The August Herron Todd White report said Gladstone's retail market continued to struggle and noted recent store closures including Target Country.
Saltt Clothing owner Lynette Morgan, who this year is celebrating 10 years in business, said it was possible to keep the doors open during challenging times.
Located in the mostly vacant Nightowl Centre, Ms Morgan said each year in business had been different and it was important to adapt.
This year Ms Morgan has focused on formal dresses and accessories, and marketing the store as a place where graduates can buy their whole outfits.
"That's what I've been trying to do, more prom dresses, and I think our sales this year have been higher than any other year," Ms Morgan said.
While she said recent years were tough, she wasn't convinced Gladstone was the only region to suffer the downturn.
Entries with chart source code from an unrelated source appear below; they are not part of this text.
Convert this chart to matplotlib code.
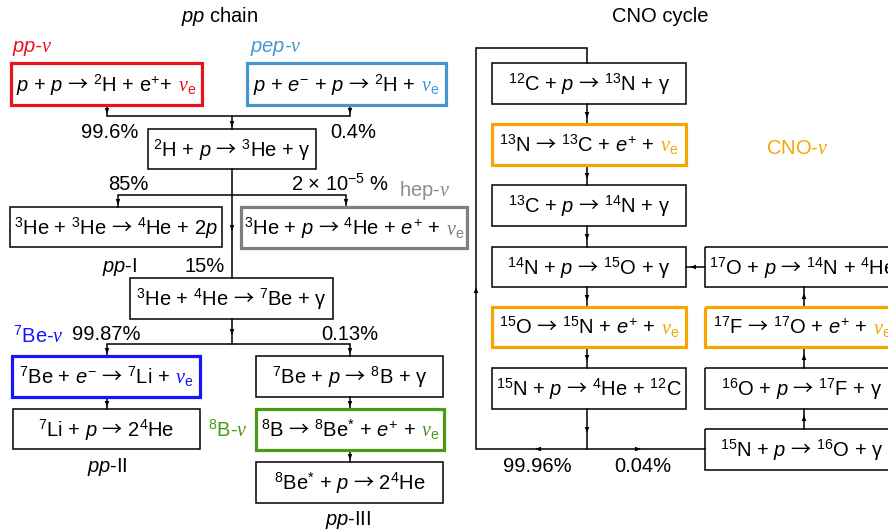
import matplotlib
matplotlib.use("Agg")
import matplotlib.pyplot as plt
from matplotlib.patches import Rectangle, Polygon
from matplotlib.offsetbox import TextArea, HPacker, AnnotationBbox

plt.rcParams['font.family'] = ['Liberation Sans', 'DejaVu Sans']
plt.rcParams['mathtext.fontset'] = 'custom'
plt.rcParams['mathtext.rm'] = 'Liberation Sans'
plt.rcParams['mathtext.it'] = 'Liberation Sans:italic'
plt.rcParams['mathtext.bf'] = 'Liberation Sans:bold'
plt.rcParams['mathtext.sf'] = 'Noto Sans CJK JP'          # thin reaction arrow
plt.rcParams['mathtext.cal'] = 'Liberation Serif:italic'  # serif nu

# ---------------------------
# colours of the neutrino sources
# ---------------------------
RED = '#e8141c'
PEP = '#4596cf'
HEP = '#7f7f7f'
BE7 = '#1414ff'
B8 = '#4a9a16'
CNO = '#f5a700'

NU = r'$\mathcal{\nu}_\mathrm{e}$'
AR = r'$\mathsf{→}$'
FS = 14.5

# ---------------------------
# diagram content (text)
# ---------------------------
reactions = [
    # pp chain
    r'$p$ + $p$ → $^{2}$H + e$^{+}$+',
    r'$p$ + $e^{-}$ + $p$ → $^{2}$H +',
    r'$^{2}$H + $p$ → $^{3}$He + γ',
    r'$^{3}$He + $^{3}$He → $^{4}$He + 2$p$',
    r'$^{3}$He + $p$ → $^{4}$He + $e^{+}$ +',
    r'$^{3}$He + $^{4}$He → $^{7}$Be + γ',
    r'$^{7}$Be + $e^{-}$ → $^{7}$Li +',
    r'$^{7}$Be + $p$ → $^{8}$B + γ',
    r'$^{7}$Li + $p$ → 2$^{4}$He',
    r'$^{8}$B → $^{8}$Be$^{*}$ + $e^{+}$ +',
    r'$^{8}$Be$^{*}$ + $p$ → 2$^{4}$He',
    # CNO cycle
    r'$^{12}$C + $p$ → $^{13}$N + γ',
    r'$^{13}$N → $^{13}$C + $e^{+}$ +',
    r'$^{13}$C + $p$ → $^{14}$N + γ',
    r'$^{14}$N + $p$ → $^{15}$O + γ',
    r'$^{15}$O → $^{15}$N + $e^{+}$ +',
    r'$^{15}$N + $p$ → $^{4}$He + $^{12}$C',
    r'$^{17}$O + $p$ → $^{14}$N + $^{4}$He',
    r'$^{17}$F → $^{17}$O + $e^{+}$ +',
    r'$^{16}$O + $p$ → $^{17}$F + γ',
    r'$^{15}$N + $p$ → $^{16}$O + γ',
]
# neutrino colour per reaction (None = no neutrino)
nu_colors = [RED, PEP, None, None, HEP, None, BE7, None, None, B8, None,
             None, CNO, None, None, CNO, None, None, CNO, None, None]

branch_labels = ['99.6%', '0.4%', '85%', r'2 × 10$^{-5}$ %', '15%',
                 '99.87%', '0.13%', '99.96%', '0.04%']
chain_labels = [r'$pp$-I', r'$pp$-II', r'$pp$-III']
titles = [r'$pp$ chain', 'CNO cycle']
source_labels = [r'$pp$-$\mathcal{\nu}$', r'$pep$-$\mathcal{\nu}$', r'hep-$\mathcal{\nu}$',
                 r'$^{7}$Be-$\mathcal{\nu}$', r'$^{8}$B-$\mathcal{\nu}$', r'CNO-$\mathcal{\nu}$']
source_colors = [RED, PEP, '#8c8c8c', BE7, B8, CNO]

# ---------------------------
# layout (pixels, y downwards)
# ---------------------------
box_rects = [
    (11, 63, 202, 105), (247, 63, 446, 105), (148, 129, 316, 169),
    (10, 207, 222, 247), (241, 207, 467, 248), (130, 278, 333, 319),
    (12, 356, 200, 397), (256, 356, 443, 397), (13, 409, 200, 449),
    (256, 409, 444, 450), (256, 462, 443, 503),
    (492, 63, 686, 104), (492, 124, 686, 165), (492, 185, 686, 226),
    (492, 247, 686, 287), (492, 307, 686, 347), (492, 368, 686, 409),
    (705, 247, 899, 287), (705, 307, 899, 347), (705, 368, 899, 409),
    (705, 429, 899, 470),
]
branch_pos = [(110, 133), (353, 133), (128, 184), (340, 184), (205, 267),
              (106, 335), (350, 335), (537, 467), (643, 467)]
chain_pos = [(120, 267), (107, 467), (348, 520)]
title_pos = [(220, 17), (660, 17)]
source_pos = [(12, 48, 'left'), (250, 48, 'left'), (425, 191, 'center'),
              (38, 336, 'center'), (228, 430, 'center'), (797, 148, 'center')]

lines = [
    [(107, 105), (107, 116), (350, 116), (350, 105)],
    [(232, 116), (232, 129)],
    [(232, 169), (232, 278)],
    [(118, 207), (118, 195), (346, 195), (346, 207)],
    [(232, 319), (232, 344)],
    [(107, 356), (107, 344), (350, 344), (350, 356)],
    [(107, 397), (107, 409)], [(350, 397), (350, 409)], [(350, 450), (350, 462)],
    # CNO
    [(587, 63), (587, 48), (476, 48), (476, 449), (705, 449)],
    [(587, 104), (587, 124)], [(587, 165), (587, 185)], [(587, 226), (587, 247)],
    [(587, 287), (587, 307)], [(587, 347), (587, 368)], [(587, 409), (587, 449)],
    [(804, 429), (804, 409)], [(804, 368), (804, 347)], [(804, 307), (804, 287)],
    [(705, 267), (686, 267)],
]
heads = [
    (107, 111, 'down'), (350, 111, 'down'), (232, 124, 'down'), (232, 228, 'down'),
    (118, 202, 'down'), (346, 202, 'down'), (232, 332, 'down'),
    (107, 351, 'down'), (350, 351, 'down'), (107, 404, 'down'), (350, 404, 'down'),
    (350, 457, 'down'),
    (587, 115, 'down'), (587, 176, 'down'), (587, 237, 'down'), (587, 298, 'down'),
    (587, 358, 'down'), (587, 430, 'down'), (476, 290, 'up'),
    (538, 449, 'left'), (638, 449, 'right'),
    (804, 418, 'up'), (804, 357, 'up'), (804, 296, 'up'), (693, 267, 'left'),
]

fig = plt.figure(figsize=(8.88, 5.32), dpi=100)
ax = fig.add_axes([0, 0, 1, 1])
ax.set_xlim(0, 888)
ax.set_ylim(532, 0)
ax.axis('off')

for pts in lines:
    xs, ys = zip(*pts)
    ax.plot(xs, ys, color='black', lw=1.1, solid_joinstyle='miter', zorder=1)


def head(x, y, d):
    dx, dy = {'down': (0, 1), 'up': (0, -1), 'left': (-1, 0), 'right': (1, 0)}[d]
    L, W = 6, 2.3
    tip = (x + dx * L / 2, y + dy * L / 2)
    bx, by = x - dx * L / 2, y - dy * L / 2
    px, py = -dy, dx
    ax.add_patch(Polygon([tip, (bx + px * W, by + py * W), (bx - px * W, by - py * W)],
                         closed=True, fc='black', ec='none', zorder=2))


for x, y, d in heads:
    head(x, y, d)

for rect, txt, nc in zip(box_rects, reactions, nu_colors):
    x0, y0, x1, y1 = rect
    edge = nc if nc else 'black'
    lw = 2.3 if nc else 1.1
    ax.add_patch(Rectangle((x0, y0), x1 - x0, y1 - y0, fill=False, ec=edge, lw=lw,
                           joinstyle='miter', zorder=3))
    txt = txt.replace('→', AR)
    parts = [TextArea(txt, textprops=dict(fontsize=FS, color='black'))]
    if nc:
        parts.append(TextArea(NU, textprops=dict(fontsize=FS, color=nc)))
    pack = HPacker(children=parts, align='baseline', pad=0, sep=4)
    ab = AnnotationBbox(pack, ((x0 + x1) / 2, (y0 + y1) / 2 + 1), frameon=False,
                        box_alignment=(0.5, 0.5), pad=0)
    ax.add_artist(ab)

for s, (x, y) in zip(branch_labels, branch_pos):
    ax.text(x, y, s, fontsize=FS, ha='center', va='center')
for s, (x, y) in zip(chain_labels, chain_pos):
    ax.text(x, y, s, fontsize=FS, ha='center', va='center')
for s, (x, y) in zip(titles, title_pos):
    ax.text(x, y, s, fontsize=FS, ha='center', va='center')
for s, c, (x, y, ha) in zip(source_labels, source_colors, source_pos):
    style = 'italic' if s.startswith(r'$p') else 'normal'
    ax.text(x, y, s, fontsize=FS, ha=ha, va='center', color=c, fontstyle=style)

fig.savefig('out.png', dpi=100)
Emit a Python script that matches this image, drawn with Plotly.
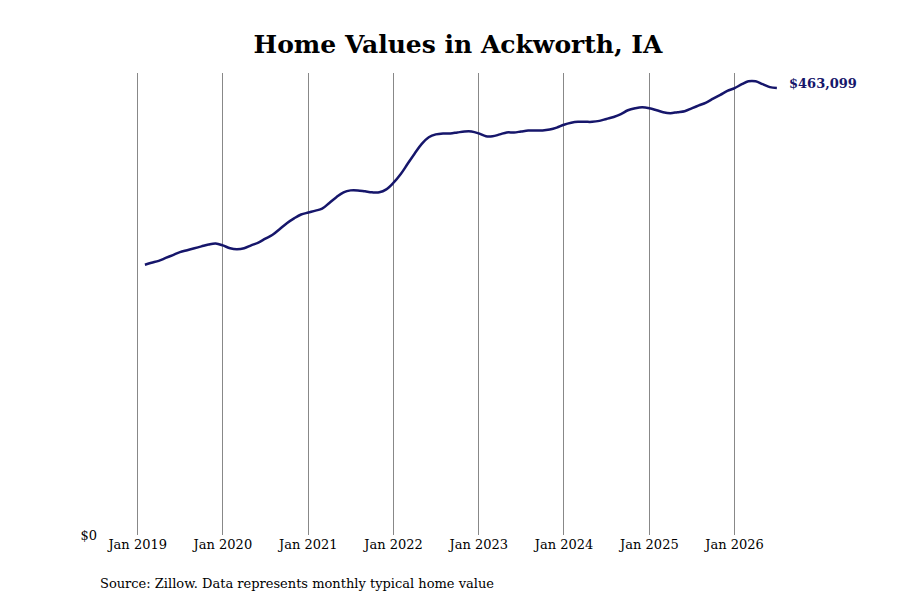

"Someone put it pretty well to me recently. They said, 'we were sipping champagne for three years while everyone else was drinking beer. Now we're drinking beer with the rest of the country'," Ms Morgan said.
On its national property clock, Herron Todd White placed Gladstone's retail sector as approaching the bottom of the market.
It said the economic downturn hurt local retailers and larger players in the sector.
"We have seen this more recently with closures of national stores such as Target Country and increasing vacancies within retail centres," it said.
"Rental affordability continues to be key for tenants and centres that demand unaffordable rentals are consequently experiencing high vacancies."
It noted two recent commercial sales: Gladstone Central Shopping Centre (Gladstone Nigthowl Centre) which sold for $20million last month and the Autobarn tenanted property at Dawson Rd, which sold for $1.457million in May.
Ms Morgan said she felt confident in the new owners and said they were focused on filling the empty stores.
"Obviously it's going to take time," she said.